The U.S. Patent and Trademark Office has turned down an application from Miami Dolphins defensive back Minkah Fitzpatrick to register “Fitzmagic,” and for the same reason that caused a bit of a flap when the former Alabama All-American applied for the trademark in September.
“Registration is refused because the applied-for mark consists of or includes matter which may falsely suggest a connection with Ryan Fitzpatrick,” the U.S. Patent and Trademark Office wrote. “… Although Ryan Fitzpatrick is not connected with the goods and/or services provided by applicant under the applied-for mark, Ryan Fitzpatrick is so well-known that consumers would presume a connection. …
“Under Trademark Act Section 2(a), the registration of a mark that ‘consists of or comprises matter that may falsely suggest a connection with persons, institutions, beliefs, or national symbols’ is prohibited.”
Ryan Fitzpatrick is a quarterback who started eight games for the Tampa Bay Buccaneers in 2018, his 14th NFL season.
Minkah Fitzpatrick completed his rookie NFL season with the Miami Dolphins on Sunday after entering the league in April as the 11th player picked in the 2018 draft.
In September, Fitzpatrick said he wasn’t trying to usurp the quarterback’s nickname.

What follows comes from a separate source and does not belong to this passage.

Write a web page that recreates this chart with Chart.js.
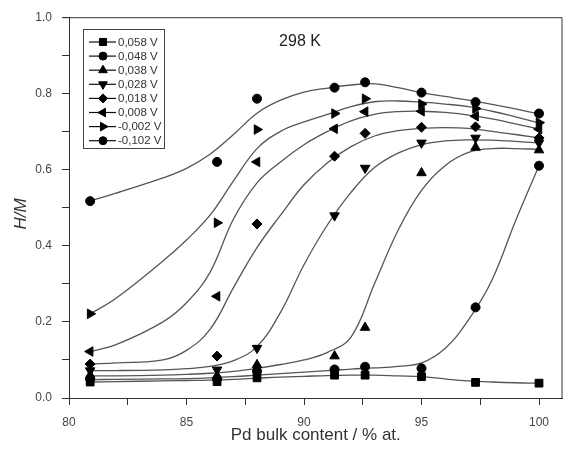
<!DOCTYPE html>
<html>
<head>
<meta charset="utf-8">
<script src="https://cdn.jsdelivr.net/npm/chart.js@4.4.0/dist/chart.umd.min.js"></script>
<style>
  html, body { margin: 0; padding: 0; background: #fff; }
  #wrap { width: 569px; height: 453px; }
</style>
</head>
<body>
<div id="wrap"><canvas id="chart" width="569" height="453"></canvas></div>
<script>
// ---- measured points (Pd bulk content, H/M) ----
const contentX = [80.9, 86.3, 88.0, 91.3, 92.6, 95.0, 97.3, 100.0];
const hm_058  = [0.042, 0.043, 0.053, 0.060, 0.060, 0.056, 0.041, 0.039];
const hm_048  = [0.050, 0.050, 0.070, 0.075, 0.082, 0.078, 0.238, 0.610];
const hm_038  = [0.060, 0.058, 0.087, 0.110, 0.185, 0.591, 0.658, 0.651];
const hm_028  = [0.072, 0.074, 0.131, 0.479, 0.604, 0.670, 0.683, 0.670];
const hm_018  = [0.089, 0.110, 0.457, 0.635, 0.695, 0.711, 0.712, 0.683];
const hm_008  = [0.122, 0.267, 0.620, 0.707, 0.752, 0.753, 0.740, 0.706];
const hm_m002 = [0.221, 0.460, 0.705, 0.747, 0.786, 0.772, 0.760, 0.723];
const hm_m102 = [0.517, 0.620, 0.786, 0.815, 0.829, 0.802, 0.777, 0.747];

// ---- fitted curves ----
const fitX = [80.9, 82, 84, 85, 86, 87, 88, 89, 90, 91, 92, 93, 94, 95, 96, 97, 98, 99, 100];
const fit_058  = [0.042, 0.043, 0.045, 0.046, 0.047, 0.049, 0.052, 0.055, 0.057, 0.059, 0.060, 0.060, 0.058, 0.056, 0.050, 0.045, 0.042, 0.040, 0.039];
const fit_048  = [0.048, 0.049, 0.050, 0.051, 0.053, 0.056, 0.060, 0.064, 0.068, 0.072, 0.076, 0.079, 0.083, 0.092, 0.130, 0.205, 0.310, 0.465, 0.610];
const fit_038  = [0.058, 0.058, 0.060, 0.062, 0.065, 0.070, 0.078, 0.088, 0.100, 0.120, 0.160, 0.300, 0.440, 0.545, 0.610, 0.645, 0.655, 0.655, 0.653];
const fit_028  = [0.072, 0.072, 0.074, 0.077, 0.083, 0.098, 0.135, 0.225, 0.350, 0.455, 0.540, 0.605, 0.643, 0.665, 0.675, 0.678, 0.677, 0.674, 0.670];
const fit_018  = [0.089, 0.092, 0.100, 0.125, 0.180, 0.290, 0.395, 0.480, 0.560, 0.618, 0.660, 0.688, 0.702, 0.708, 0.710, 0.708, 0.700, 0.692, 0.683];
const fit_008  = [0.122, 0.140, 0.200, 0.250, 0.330, 0.470, 0.565, 0.620, 0.665, 0.700, 0.728, 0.745, 0.752, 0.753, 0.750, 0.743, 0.733, 0.720, 0.706];
const fit_m002 = [0.221, 0.262, 0.360, 0.415, 0.480, 0.570, 0.655, 0.700, 0.725, 0.745, 0.765, 0.778, 0.780, 0.777, 0.772, 0.765, 0.753, 0.738, 0.722];
const fit_m102 = [0.517, 0.538, 0.578, 0.603, 0.640, 0.692, 0.748, 0.782, 0.803, 0.814, 0.822, 0.825, 0.815, 0.802, 0.792, 0.782, 0.771, 0.759, 0.746];

const seriesLabels = ['0,058 V', '0,048 V', '0,038 V', '0,028 V', '0,018 V', '0,008 V', '-0,002 V', '-0,102 V'];
const seriesPoints = [hm_058, hm_048, hm_038, hm_028, hm_018, hm_008, hm_m002, hm_m102];
const seriesFits   = [fit_058, fit_048, fit_038, fit_028, fit_018, fit_008, fit_m002, fit_m102];

// ticks
const xTicks = [80, 82.5, 85, 87.5, 90, 92.5, 95, 97.5, 100];
const xTickLabels = ['80', '', '85', '', '90', '', '95', '', '100'];
const yTicks = [0, 0.1, 0.2, 0.3, 0.4, 0.5, 0.6, 0.7, 0.8, 0.9, 1.0];
const yTickLabels = ['0.0', '', '0.2', '', '0.4', '', '0.6', '', '0.8', '', '1.0'];

// marker look per series
const markerStyle  = ['rect', 'circle', 'triangle', 'triangle', 'rectRot', 'triangle', 'triangle', 'circle'];
const markerRot    = [0, 0, 0, 180, 0, 270, 90, 0];
const markerRadius = [5.5, 4.5, 5.5, 5.5, 5, 5.5, 5.5, 4.5];

const FONT = "'Liberation Sans', Arial, sans-serif";
const TXT = '#333';

const toXY = (xs, ys) => xs.map((x, i) => ({ x, y: ys[i] }));

const datasets = [];
seriesLabels.forEach((lab, i) => {
  datasets.push({
    label: lab,
    data: toXY(contentX, seriesPoints[i]),
    showLine: false,
    pointStyle: markerStyle[i],
    rotation: markerRot[i],
    pointRadius: markerRadius[i],
    pointBackgroundColor: '#000',
    pointBorderColor: '#000',
    pointBorderWidth: 1,
    order: 1
  });
  datasets.push({
    label: lab + ' fit',
    data: toXY(fitX, seriesFits[i]),
    showLine: true,
    borderColor: '#555',
    borderWidth: 1.3,
    pointRadius: 0,
    tension: 0.4,
    fill: false,
    order: 2
  });
});

// frame, inner title, y title and inset legend
const decorPlugin = {
  id: 'decor',
  afterDraw(chart) {
    const { ctx, chartArea: a } = chart;
    ctx.save();
    ctx.strokeStyle = '#333';
    ctx.lineWidth = 1;
    ctx.beginPath();
    ctx.moveTo(a.left - 6, a.top + 0.5);
    ctx.lineTo(a.right - 0.5, a.top + 0.5);
    ctx.lineTo(a.right - 0.5, a.bottom);
    ctx.stroke();

    ctx.fillStyle = '#222';
    ctx.font = '16px ' + FONT;
    ctx.textAlign = 'center';
    ctx.textBaseline = 'middle';
    ctx.fillText('298 K', 300, 42);

    ctx.save();
    ctx.translate(21, 214);
    ctx.rotate(-Math.PI / 2);
    ctx.font = 'italic 17px ' + FONT;
    ctx.fillStyle = TXT;
    ctx.fillText('H/M', 0, 0);
    ctx.restore();

    // legend box
    ctx.strokeStyle = '#444';
    ctx.strokeRect(83.5, 29.5, 81, 119);
    ctx.font = '11.5px ' + FONT;
    ctx.textAlign = 'left';
    ctx.fillStyle = TXT;
    seriesLabels.forEach((lab, i) => {
      const y = 42 + i * 14.1;
      ctx.strokeStyle = '#111';
      ctx.lineWidth = 1.2;
      ctx.beginPath();
      ctx.moveTo(89, y);
      ctx.lineTo(116, y);
      ctx.stroke();
      ctx.fillStyle = '#000';
      ctx.strokeStyle = '#000';
      ctx.lineWidth = 1;
      if (Chart.helpers && Chart.helpers.drawPoint) {
        Chart.helpers.drawPoint(ctx, {
          pointStyle: markerStyle[i], rotation: markerRot[i],
          radius: markerRadius[i] - 0.5, borderWidth: 1
        }, 103, y);
      } else {
        ctx.beginPath();
        ctx.arc(103, y, 4, 0, Math.PI * 2);
        ctx.fill();
      }
      ctx.fillStyle = TXT;
      ctx.fillText(lab, 118, y + 0.5);
    });
    ctx.restore();
  }
};

new Chart(document.getElementById('chart'), {
  type: 'scatter',
  data: { datasets },
  plugins: [decorPlugin],
  options: {
    responsive: false,
    animation: false,
    devicePixelRatio: 1,
    layout: { padding: { top: 17, right: 1, left: 0, bottom: 0 } },
    plugins: { legend: { display: false }, tooltip: { enabled: false } },
    scales: {
      x: {
        type: 'linear',
        min: 80,
        max: 101,
        afterFit(s) { s.height = 55; },
        afterBuildTicks(s) { s.ticks = xTicks.map(v => ({ value: v })); },
        ticks: {
          callback: (v, i) => xTickLabels[i],
          font: { size: 12, family: FONT },
          color: '#444',
          padding: 10,
          maxRotation: 0,
          autoSkip: false
        },
        grid: { drawOnChartArea: false, tickLength: 7, color: '#333' },
        border: { color: '#333' },
        title: {
          display: true,
          text: 'Pd bulk content / % at.',
          font: { size: 17, family: FONT },
          color: TXT,
          padding: { top: 0, bottom: 7 }
        }
      },
      y: {
        type: 'linear',
        min: 0,
        max: 1,
        afterFit(s) { s.width = 69; },
        afterBuildTicks(s) { s.ticks = yTicks.map(v => ({ value: v })); },
        ticks: {
          callback: (v, i) => yTickLabels[i],
          font: { size: 12, family: FONT },
          color: '#444',
          padding: 10,
          autoSkip: false
        },
        grid: { drawOnChartArea: false, tickLength: 7, color: '#333' },
        border: { color: '#333' }
      }
    }
  }
});
</script>
</body>
</html>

He sought the trademark to use with a line of apparel that he planned.
When Minkah Fitzpatrick’s mother pointed out via Twitter that her son had picked up the nickname in high school, it brought “some very unnecessary comments directed toward myself and my family,” in Fitzpatrick’s view.
“It kind of upset me a whole lot because it’s my mom,” Fitzpatrick said at the time. “I don’t really want her to be involved in anything that’s directed toward me. Anybody is protective over their mother, but she’s very protective over myself.
“She’s seen some of the stuff that’s come my way. I’ve dealt with it before. I played on a big stage in college. I’ve had my fair share of mistakes where I got all that type of backlash, so I kind of knew how to handle it. She’s never really been through something like that, so she was being a protective mother, doing what every mother would do and try to protect her son.”
At Alabama, Fitzpatrick was a unanimous All-American in 2017 for the Crimson Tide’s CFP national-championship team after earning first-team recognition from The Associated Press and American Football Coaches Association in 2016. He joined Michigan’s Charles Woodson and LSU’s Patrick Peterson as the only players to win both the Thorpe Award, given to the nation’s best defensive back, and the Bednarik Award, presented to the nation’s best defensive player.
In his first NFL season, Fitzpatrick registered 80 tackles and two interceptions (with one returned for a touchdown) while playing every position in the Dolphins’ secondary. He got on the field for 944 defensive snaps (third-most on the team) and 100 special-teams plays.